Lanny returns home with five stalks of the plants, and his friend Travis arranges for him to sell it to Leonard Hamby—a man who has the reputation of someone "you didn’t want to mess with." Lanny impresses himself by negotiating for sixty dollars, and Leonard promises to double that sum if Lanny can take care to bring another batch of plants back in more pristine condition.
Leonard invites the two boys inside for a beer. As Lanny grows progressively drunker, he starts to doubt Leonard's "badass" reputation; to him, Leonard looks soft. Lanny belligerency insults Leonard's music taste, and when the man cooly defends himself, Lanny feels shamed and insecure.

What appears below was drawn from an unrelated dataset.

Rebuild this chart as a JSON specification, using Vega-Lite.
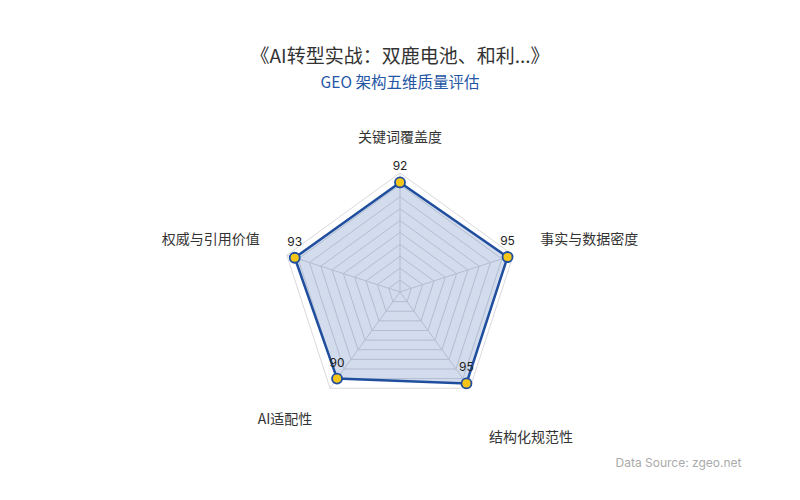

Lanny goes to relieve himself. On his way back from the bathroom, he glimpses Leonard's wife reading a magazine in the bedroom. He sits on the bed and rudely propositions her. She calls for Leonard, who asks the boys to leave. He says they can come back if they bring him more plants.
Hoping to save enough money for his own truck, Lanny returns to the cannabis patch and collects more plants. Leonard pays him the agreed sum, but declines to invite him inside this time. Lanny again grows belligerent and insults the man's trailer. Leonard warns that Lanny will someday face repercussions for his arrogance.
Lanny trespasses on Toomey's property for the third time to steal yet another haul of plants. He suddenly steps into a bear trap. With his leg severely mangled, he passes in and out of consciousness.
Toomey and his son eventually come across him. Toomey admonishes Lanny for his greediness and suggests he deliberately set the trap for him. Toomey says he and his son will have to harvest all the remaining plants before calling a doctor, since they cannot have the police asking questions about why they set a trap on their land in the first place. He is certain the doctor will simply amputate Lanny's lower leg.
Lanny appreciates Toomey's way of speaking to him as an equal. Before he loses consciousness again, he thinks about speckle trout, and "how it was only when they lay gasping on the green bank moss that you realized how bright and pretty they were."